Rabbi Mendel Kaufman, 85, longtime mara d’asra of the Young Israel of Briarwood died this past Shabbos. He was remembered by his family, congregants, and neighbors for maintaining Jewish life in the neighborhood and welcoming Bukharian immigrants with open arms. “He was a very respectable and righteous person. When we arrived in Briarwood, he provided support and we’ve had very good relations,” said Rabbi Avrekh Kaziyev of Ohr Natan Briarwood.

Rabbi Kaziyev’s primary language is Russian, but he communicated easily with his colleague in Hebrew on Torah topics from his wide-ranging knowledge of halachah.

Briarwood never had a Jewish population as sizable as those of Kew Gardens Hills and Forest Hills, but it has an eruv, which Rabbi Kaufman maintained to the highest halachic standard, checking it personally every week. It enabled families to settle in the neighborhood and bring their children to shul on Shabbos.

Last year, Rabbi Kaziyev celebrated the completion of the mikvah at Ohr Natan Briarwood. Like the eruv, it is also an important element in maintaining a solid Jewish neighborhood. “There are enough synagogues in Briarwood. What’s important is that people attend them,” said Rabbi Kaziyev.

The Young Israel of Briarwood was Oksana Itzchakov’s first shul. “I’m Sephardic and Rabbi Kaufman never thought of me as any different. He brought me a Sephardic siddur and told me that I could pray using the siddur and follow along,” she said. “He also made sure I was comfortable in his shul and spoke with me about my background and where I came from and what made me decide to keep Shabbat. He was very nice and it made going to shul easy.”

Rabbi Avraham Tabibov led the Bukharian minyan at the Young Israel of Briarwood for a decade and regarded Rabbi Kaufman as a mentor. “We lost a tremendous leader. He was a very humble man,” said Rabbi Tabibov. Differences in culture were easily bridged as Rabbi Kaufman taught Gemara and Chumash to Ashkenazim, Bukharians, youths, and Holocaust survivors.

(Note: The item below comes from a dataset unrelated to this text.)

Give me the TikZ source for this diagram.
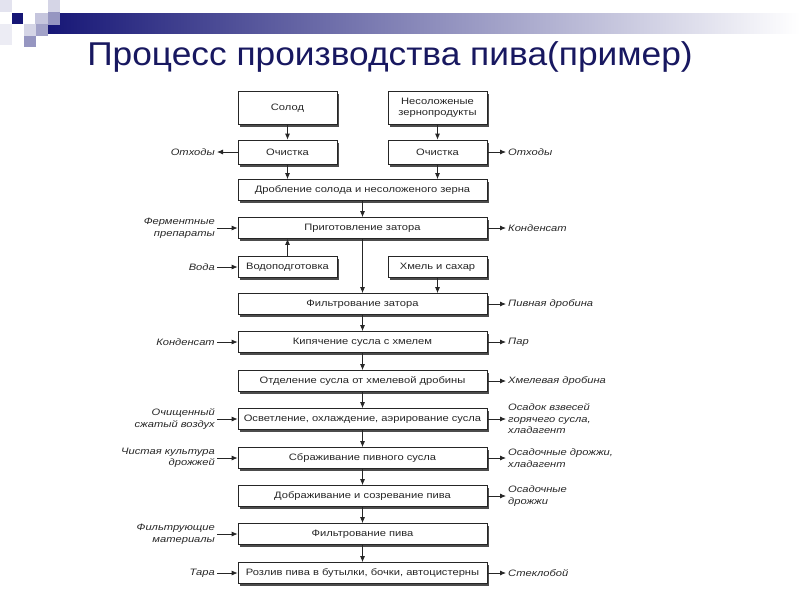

Rabbi Kaufman was born in 1934 on the Lower East Side of Manhattan to Uri Kaufman and his wife Rachel. At the time, it was a crowded neighborhood of Jewish immigrants. The father died when Rabbi Kaufman was only four, but his memory left an impact on his children, who became outstanding talmidei chachamim and community leaders.

He received his s’michah from Yeshiva Torah Vodaath and Rav Moshe Feinstein zt”l. At a young age, he wrote a sefer on hilchos sh’chitah and was mentioned by name in Rav Moshe’s writings. The son later held the pulpit at his father’s shul, Congregation Chasam Sopher, which was his first position as a rav. His older brother, Rabbi Yehoshua Heshel Kaufman, went on to hold a pulpit in Washington and later at the Young Israel of Montreal.

In 1966, Rabbi Mendel Kaufman was appointed to lead the Young Israel of New Haven at a reception where Rav Moshe Feinstein was the featured speaker. Eight years later, he moved back to New York to serve at the Young Israel of Briarwood and as the assistant principal at the Bais Yaakov High School at the Breuer’s shul in Washington Heights.

Rabbi Dovi Steinmetz, the neighborhood’s Chabad shaliach, also received an unconditional welcome from Rabbi Kaufman when he arrived in 2008. “He was an amazing person. He provided the facilities with a smile and it benefited Yiddishkeit. He gave us the keys to this place.” At no charge from the shul, Rabbi Steinmetz identified unaffiliated families and individuals and brought them to the Young Israel, continuing Rabbi Kaufman’s work of building a community. “We very much work with the Bukharian community. They are the majority of our constituents.”

Rabbi Kaufman is survived by his Rebbetzin Reizel, his brother Rabbi Yehoshua Heshel Kaufman, his sons Rabbi Uri Kaufman and Rabbi Eliyahu Kaufman, and his daughters Lifsha Zweig and Gittel Deutsch.